Rows from a dataset of charts and code:
==============================
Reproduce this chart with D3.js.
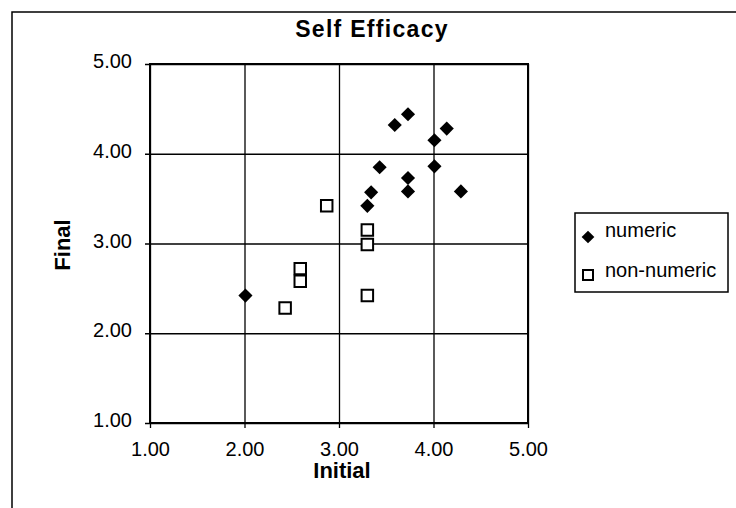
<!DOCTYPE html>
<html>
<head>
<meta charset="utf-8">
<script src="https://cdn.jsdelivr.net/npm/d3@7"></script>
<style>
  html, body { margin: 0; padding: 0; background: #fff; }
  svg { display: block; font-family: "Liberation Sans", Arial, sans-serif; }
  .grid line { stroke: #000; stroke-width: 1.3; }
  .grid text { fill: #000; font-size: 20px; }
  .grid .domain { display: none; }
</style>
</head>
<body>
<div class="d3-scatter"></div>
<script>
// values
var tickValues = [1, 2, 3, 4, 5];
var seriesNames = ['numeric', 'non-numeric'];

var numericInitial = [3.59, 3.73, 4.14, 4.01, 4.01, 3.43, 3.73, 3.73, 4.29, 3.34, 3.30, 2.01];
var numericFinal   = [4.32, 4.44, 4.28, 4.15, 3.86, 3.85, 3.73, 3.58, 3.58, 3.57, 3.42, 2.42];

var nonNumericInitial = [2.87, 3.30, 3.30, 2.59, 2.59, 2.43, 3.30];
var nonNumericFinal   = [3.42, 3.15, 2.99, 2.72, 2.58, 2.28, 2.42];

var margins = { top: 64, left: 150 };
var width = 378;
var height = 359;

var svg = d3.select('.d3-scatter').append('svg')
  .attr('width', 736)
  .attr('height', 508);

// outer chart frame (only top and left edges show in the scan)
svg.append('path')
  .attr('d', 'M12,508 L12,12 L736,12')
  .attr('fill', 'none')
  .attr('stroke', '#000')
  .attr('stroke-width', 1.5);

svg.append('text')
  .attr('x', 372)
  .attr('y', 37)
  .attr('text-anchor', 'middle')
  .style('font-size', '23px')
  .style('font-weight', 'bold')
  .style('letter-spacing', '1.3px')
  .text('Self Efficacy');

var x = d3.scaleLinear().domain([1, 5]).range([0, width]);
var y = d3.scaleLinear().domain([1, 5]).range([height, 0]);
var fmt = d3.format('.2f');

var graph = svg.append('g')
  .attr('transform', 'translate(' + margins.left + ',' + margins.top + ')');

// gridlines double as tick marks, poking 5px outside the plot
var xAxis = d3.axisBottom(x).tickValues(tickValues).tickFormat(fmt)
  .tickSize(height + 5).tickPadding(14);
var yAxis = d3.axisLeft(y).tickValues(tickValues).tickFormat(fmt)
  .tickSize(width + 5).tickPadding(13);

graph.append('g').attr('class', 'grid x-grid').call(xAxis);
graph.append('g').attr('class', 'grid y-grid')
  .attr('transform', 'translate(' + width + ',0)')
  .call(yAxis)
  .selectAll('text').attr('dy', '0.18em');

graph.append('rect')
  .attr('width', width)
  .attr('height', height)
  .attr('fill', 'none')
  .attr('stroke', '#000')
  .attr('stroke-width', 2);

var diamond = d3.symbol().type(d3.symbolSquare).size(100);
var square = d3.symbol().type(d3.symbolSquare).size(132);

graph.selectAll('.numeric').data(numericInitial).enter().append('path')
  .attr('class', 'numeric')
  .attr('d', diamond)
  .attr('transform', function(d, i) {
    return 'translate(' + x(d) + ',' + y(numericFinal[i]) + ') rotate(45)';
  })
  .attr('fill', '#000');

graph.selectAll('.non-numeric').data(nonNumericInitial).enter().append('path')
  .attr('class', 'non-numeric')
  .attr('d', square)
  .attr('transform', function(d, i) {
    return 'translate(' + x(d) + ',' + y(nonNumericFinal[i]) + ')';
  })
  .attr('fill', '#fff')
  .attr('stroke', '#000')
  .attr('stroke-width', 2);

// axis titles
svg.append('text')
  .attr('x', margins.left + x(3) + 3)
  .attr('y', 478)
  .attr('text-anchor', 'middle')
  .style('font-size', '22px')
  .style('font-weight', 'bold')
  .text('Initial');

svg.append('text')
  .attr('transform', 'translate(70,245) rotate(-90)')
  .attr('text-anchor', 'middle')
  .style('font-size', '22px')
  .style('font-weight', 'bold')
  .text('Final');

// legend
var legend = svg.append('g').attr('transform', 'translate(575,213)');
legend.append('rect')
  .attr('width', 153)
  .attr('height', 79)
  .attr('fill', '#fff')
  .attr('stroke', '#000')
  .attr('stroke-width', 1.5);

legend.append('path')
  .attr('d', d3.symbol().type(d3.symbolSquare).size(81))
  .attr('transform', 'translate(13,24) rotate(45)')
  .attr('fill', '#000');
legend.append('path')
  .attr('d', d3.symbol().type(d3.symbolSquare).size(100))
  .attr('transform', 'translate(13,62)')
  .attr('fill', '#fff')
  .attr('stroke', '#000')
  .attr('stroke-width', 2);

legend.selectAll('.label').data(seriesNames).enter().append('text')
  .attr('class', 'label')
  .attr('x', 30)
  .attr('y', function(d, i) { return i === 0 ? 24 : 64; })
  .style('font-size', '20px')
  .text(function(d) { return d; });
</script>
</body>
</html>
==============================
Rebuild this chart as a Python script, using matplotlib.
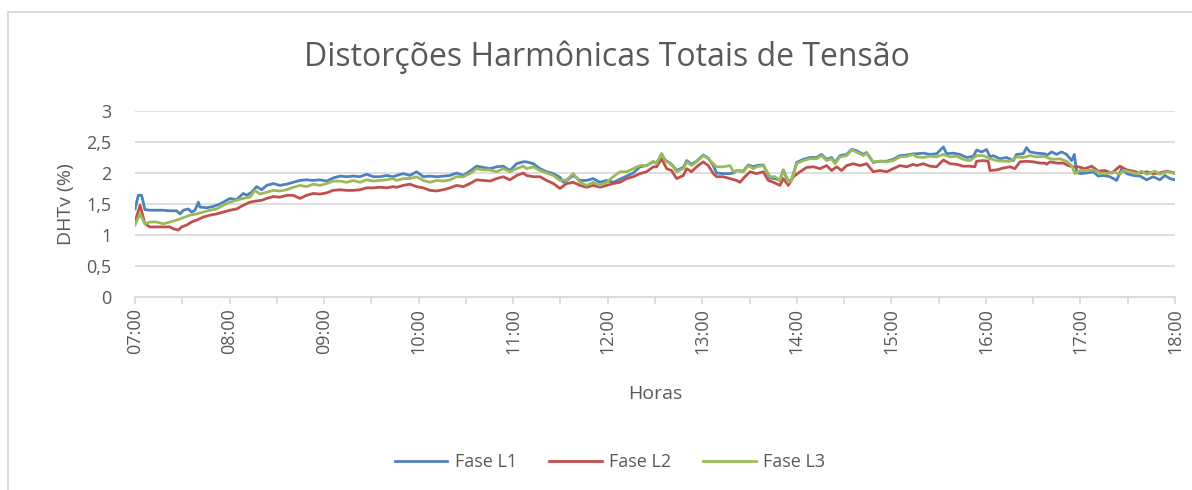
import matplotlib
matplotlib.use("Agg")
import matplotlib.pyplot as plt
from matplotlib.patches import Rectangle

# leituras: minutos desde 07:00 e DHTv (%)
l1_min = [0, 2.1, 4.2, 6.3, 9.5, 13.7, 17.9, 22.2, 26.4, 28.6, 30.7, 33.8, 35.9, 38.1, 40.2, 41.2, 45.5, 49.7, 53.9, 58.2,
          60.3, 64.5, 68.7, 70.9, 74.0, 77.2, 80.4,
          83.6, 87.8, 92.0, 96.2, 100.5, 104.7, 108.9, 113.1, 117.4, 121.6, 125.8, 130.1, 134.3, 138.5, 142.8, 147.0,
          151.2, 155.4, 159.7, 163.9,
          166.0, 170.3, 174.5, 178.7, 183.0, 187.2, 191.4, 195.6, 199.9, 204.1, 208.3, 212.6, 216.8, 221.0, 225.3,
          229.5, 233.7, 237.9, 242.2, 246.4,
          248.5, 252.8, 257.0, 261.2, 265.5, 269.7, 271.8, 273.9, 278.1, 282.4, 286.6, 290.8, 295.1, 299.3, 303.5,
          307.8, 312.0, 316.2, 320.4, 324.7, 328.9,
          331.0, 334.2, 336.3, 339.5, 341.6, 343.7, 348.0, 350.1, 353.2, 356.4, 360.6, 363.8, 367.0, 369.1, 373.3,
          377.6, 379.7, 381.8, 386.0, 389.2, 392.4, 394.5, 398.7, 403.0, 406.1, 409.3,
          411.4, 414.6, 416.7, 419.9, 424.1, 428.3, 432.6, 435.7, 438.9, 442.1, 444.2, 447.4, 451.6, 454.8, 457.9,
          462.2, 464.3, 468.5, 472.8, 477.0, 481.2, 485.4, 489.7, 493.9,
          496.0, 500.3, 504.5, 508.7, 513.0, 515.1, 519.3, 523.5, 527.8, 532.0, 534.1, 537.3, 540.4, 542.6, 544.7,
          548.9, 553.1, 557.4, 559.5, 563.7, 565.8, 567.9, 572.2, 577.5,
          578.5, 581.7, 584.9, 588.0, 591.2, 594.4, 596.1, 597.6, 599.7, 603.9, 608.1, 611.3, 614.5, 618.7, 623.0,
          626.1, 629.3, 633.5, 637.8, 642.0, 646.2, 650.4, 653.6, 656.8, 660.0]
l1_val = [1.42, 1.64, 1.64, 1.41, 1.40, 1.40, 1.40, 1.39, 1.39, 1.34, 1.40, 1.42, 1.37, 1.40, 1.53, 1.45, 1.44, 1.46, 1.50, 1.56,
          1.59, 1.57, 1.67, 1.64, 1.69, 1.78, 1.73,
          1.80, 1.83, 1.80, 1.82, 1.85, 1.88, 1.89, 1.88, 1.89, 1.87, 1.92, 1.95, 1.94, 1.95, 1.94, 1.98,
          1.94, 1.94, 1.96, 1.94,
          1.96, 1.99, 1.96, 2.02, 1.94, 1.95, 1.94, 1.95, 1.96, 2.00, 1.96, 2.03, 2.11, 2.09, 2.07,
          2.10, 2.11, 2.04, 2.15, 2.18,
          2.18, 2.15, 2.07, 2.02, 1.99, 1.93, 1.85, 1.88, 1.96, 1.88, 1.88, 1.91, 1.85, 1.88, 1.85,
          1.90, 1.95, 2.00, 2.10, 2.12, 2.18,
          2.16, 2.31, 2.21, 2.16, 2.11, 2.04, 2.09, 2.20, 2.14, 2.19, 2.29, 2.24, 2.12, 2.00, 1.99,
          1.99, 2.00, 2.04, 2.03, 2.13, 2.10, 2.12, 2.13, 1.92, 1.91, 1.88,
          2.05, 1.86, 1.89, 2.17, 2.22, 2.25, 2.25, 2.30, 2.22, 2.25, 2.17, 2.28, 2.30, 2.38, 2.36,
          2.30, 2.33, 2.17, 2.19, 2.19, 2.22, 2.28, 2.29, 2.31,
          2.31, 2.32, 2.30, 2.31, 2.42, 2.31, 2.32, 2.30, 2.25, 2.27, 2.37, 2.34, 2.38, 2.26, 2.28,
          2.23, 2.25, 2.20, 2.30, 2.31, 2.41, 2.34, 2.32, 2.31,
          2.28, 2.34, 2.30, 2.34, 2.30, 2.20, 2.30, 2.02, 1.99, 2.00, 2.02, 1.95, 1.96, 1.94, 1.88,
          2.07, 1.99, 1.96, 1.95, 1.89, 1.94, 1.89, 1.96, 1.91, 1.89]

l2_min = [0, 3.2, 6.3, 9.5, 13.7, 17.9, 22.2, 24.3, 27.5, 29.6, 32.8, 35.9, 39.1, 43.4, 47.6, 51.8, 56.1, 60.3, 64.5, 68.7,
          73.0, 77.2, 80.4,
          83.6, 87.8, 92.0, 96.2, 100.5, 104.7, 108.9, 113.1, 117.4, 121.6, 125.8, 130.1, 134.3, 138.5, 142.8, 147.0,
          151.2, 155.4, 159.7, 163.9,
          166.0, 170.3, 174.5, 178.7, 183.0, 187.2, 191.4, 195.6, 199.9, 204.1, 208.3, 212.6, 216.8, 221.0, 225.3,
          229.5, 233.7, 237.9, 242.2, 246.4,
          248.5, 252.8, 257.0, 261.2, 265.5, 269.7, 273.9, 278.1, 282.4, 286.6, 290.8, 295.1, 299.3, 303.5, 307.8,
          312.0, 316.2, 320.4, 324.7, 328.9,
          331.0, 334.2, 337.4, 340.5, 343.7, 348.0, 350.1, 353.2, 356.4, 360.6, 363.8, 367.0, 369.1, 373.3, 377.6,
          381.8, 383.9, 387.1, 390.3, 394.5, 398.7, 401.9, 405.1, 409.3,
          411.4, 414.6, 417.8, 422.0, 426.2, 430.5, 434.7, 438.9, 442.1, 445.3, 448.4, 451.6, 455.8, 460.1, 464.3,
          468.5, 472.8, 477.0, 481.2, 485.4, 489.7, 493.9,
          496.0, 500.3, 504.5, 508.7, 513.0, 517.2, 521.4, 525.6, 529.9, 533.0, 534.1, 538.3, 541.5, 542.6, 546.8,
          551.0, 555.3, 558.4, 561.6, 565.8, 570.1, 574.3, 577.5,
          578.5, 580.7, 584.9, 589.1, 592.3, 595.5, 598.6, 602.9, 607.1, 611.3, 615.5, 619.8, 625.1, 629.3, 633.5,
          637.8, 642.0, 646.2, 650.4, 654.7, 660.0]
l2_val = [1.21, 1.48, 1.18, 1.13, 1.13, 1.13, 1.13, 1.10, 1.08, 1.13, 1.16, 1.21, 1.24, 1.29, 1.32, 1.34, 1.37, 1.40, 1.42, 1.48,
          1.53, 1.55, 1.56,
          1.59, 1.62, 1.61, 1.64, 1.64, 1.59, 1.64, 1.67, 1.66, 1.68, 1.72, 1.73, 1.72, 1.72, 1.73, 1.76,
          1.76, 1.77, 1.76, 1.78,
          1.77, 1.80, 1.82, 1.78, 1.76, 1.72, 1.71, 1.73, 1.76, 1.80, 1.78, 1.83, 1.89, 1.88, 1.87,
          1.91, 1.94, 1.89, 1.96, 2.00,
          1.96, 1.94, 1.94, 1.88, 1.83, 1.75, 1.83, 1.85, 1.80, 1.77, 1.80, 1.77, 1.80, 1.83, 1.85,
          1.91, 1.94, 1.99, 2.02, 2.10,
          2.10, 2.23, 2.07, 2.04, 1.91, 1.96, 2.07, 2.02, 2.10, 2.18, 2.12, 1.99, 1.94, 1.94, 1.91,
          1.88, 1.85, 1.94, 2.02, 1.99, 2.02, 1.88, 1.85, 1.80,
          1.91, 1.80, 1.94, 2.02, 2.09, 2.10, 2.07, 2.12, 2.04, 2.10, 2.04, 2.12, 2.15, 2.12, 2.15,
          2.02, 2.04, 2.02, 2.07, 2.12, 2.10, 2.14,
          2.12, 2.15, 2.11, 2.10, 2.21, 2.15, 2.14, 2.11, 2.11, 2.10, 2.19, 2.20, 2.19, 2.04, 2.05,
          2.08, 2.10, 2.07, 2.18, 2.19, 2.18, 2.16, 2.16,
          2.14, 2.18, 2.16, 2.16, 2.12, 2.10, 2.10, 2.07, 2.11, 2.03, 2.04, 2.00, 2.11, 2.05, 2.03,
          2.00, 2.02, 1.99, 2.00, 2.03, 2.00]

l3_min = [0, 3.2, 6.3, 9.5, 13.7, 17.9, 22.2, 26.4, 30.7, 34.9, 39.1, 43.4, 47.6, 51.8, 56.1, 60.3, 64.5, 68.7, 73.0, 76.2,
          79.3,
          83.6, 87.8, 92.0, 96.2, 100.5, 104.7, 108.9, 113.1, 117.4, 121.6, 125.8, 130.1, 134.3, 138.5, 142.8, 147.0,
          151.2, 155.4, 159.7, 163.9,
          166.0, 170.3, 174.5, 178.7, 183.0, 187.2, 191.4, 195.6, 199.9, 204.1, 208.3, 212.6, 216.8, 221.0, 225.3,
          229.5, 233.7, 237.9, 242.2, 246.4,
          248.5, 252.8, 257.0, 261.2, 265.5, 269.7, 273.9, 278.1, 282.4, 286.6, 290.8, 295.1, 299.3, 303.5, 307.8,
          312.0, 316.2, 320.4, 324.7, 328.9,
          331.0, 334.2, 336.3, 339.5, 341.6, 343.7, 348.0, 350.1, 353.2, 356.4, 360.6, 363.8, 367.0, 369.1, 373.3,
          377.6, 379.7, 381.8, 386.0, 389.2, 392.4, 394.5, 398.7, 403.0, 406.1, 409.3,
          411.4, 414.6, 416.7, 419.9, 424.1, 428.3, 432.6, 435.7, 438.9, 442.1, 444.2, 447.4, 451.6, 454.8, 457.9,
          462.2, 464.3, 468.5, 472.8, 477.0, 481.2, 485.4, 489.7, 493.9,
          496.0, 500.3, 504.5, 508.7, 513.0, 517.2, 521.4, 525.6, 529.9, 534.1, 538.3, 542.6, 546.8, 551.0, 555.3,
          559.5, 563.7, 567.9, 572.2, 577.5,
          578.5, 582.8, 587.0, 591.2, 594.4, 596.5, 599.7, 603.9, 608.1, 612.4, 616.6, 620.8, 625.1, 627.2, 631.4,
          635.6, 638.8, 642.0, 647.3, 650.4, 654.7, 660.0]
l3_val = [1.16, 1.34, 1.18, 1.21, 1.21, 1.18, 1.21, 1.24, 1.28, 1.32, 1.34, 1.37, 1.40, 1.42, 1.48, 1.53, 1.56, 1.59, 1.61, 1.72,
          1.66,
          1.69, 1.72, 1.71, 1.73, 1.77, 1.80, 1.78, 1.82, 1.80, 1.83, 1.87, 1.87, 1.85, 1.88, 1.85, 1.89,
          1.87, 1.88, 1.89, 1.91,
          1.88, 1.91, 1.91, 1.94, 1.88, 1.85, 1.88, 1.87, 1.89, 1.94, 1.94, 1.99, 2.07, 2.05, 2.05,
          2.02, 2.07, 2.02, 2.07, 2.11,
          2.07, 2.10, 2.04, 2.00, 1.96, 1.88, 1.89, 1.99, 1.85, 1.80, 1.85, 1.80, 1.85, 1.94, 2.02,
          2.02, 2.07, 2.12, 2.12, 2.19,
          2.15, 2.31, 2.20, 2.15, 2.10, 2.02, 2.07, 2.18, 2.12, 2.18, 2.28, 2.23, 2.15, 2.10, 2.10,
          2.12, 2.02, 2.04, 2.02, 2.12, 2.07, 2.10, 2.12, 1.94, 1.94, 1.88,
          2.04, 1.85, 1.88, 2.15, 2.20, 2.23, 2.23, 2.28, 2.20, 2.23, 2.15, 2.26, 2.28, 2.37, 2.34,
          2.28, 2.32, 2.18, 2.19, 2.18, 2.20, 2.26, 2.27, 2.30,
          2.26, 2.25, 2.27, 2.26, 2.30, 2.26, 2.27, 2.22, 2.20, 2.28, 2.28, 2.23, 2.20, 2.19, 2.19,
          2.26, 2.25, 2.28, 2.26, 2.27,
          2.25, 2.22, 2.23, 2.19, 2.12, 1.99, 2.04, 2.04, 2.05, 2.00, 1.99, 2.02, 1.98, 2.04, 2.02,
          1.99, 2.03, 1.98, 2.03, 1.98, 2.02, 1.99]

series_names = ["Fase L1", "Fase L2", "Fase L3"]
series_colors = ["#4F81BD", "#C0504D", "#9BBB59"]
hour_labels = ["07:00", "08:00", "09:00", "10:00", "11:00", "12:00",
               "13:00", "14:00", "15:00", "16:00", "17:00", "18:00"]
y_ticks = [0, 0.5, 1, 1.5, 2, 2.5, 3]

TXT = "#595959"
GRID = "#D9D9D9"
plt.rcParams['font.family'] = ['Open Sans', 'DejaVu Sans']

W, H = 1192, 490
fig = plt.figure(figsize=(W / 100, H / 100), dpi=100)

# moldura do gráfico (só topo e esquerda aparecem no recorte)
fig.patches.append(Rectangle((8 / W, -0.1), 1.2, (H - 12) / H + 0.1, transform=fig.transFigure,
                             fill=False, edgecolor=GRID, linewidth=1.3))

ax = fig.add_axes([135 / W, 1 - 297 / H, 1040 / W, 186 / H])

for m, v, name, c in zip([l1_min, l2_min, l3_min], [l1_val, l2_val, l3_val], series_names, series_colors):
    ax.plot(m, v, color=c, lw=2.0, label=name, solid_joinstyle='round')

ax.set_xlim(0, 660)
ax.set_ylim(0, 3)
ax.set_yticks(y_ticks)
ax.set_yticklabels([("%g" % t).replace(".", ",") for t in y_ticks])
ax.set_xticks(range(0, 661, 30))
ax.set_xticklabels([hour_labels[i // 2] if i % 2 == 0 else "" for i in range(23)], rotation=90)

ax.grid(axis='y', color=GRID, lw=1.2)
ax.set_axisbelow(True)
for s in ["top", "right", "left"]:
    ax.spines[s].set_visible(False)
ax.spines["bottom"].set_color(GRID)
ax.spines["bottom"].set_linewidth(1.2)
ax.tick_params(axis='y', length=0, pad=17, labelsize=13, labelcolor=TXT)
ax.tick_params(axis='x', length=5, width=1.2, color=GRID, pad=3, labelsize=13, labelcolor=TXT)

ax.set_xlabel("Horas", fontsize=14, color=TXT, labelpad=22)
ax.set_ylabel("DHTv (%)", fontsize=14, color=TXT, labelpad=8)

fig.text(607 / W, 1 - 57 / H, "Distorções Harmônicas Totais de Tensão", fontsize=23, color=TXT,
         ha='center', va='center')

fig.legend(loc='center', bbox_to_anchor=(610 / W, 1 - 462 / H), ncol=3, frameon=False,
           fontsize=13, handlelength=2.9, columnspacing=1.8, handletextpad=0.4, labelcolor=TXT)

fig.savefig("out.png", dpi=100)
==============================
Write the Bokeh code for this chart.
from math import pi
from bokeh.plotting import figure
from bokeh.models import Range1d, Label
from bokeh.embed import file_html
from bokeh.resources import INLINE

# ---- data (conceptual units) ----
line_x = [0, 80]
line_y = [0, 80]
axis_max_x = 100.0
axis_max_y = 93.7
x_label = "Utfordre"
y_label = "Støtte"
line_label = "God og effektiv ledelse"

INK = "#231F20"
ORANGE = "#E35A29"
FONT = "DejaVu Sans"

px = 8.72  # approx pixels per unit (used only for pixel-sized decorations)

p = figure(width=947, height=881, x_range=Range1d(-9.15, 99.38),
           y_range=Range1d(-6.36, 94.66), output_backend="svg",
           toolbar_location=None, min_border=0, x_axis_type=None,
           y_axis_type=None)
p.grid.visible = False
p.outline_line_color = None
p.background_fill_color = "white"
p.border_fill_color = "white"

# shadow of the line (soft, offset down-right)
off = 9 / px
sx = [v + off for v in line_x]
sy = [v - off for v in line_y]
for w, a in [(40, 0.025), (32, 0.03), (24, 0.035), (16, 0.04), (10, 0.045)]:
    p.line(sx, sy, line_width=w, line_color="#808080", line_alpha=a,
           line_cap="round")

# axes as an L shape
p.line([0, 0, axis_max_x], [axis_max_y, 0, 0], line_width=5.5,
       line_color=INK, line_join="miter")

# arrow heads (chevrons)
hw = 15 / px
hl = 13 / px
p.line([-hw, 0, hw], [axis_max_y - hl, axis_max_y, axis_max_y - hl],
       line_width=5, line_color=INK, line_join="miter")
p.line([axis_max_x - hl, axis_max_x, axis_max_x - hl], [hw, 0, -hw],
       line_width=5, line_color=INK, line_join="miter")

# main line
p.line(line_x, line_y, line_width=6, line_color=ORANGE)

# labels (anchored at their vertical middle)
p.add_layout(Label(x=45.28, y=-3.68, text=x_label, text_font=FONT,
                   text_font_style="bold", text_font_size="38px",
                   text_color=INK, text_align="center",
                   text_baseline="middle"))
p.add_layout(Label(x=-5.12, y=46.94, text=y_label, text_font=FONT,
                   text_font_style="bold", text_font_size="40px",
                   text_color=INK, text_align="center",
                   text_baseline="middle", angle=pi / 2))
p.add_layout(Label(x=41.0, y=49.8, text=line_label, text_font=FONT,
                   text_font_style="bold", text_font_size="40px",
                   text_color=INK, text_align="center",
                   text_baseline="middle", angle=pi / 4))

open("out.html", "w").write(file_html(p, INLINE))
==============================
▶ _EXERCISE GOAL_:
In the listing above, find the line with "Rebuild this chart" and the line with "from matplotlib.patches import Rectangle". Copy both of them and every line between, exactly, but not the pictures.

▶ _EXERCISE ANSWER_:
Rebuild this chart as a Python script, using matplotlib.
import matplotlib
matplotlib.use("Agg")
import matplotlib.pyplot as plt
from matplotlib.patches import Rectangle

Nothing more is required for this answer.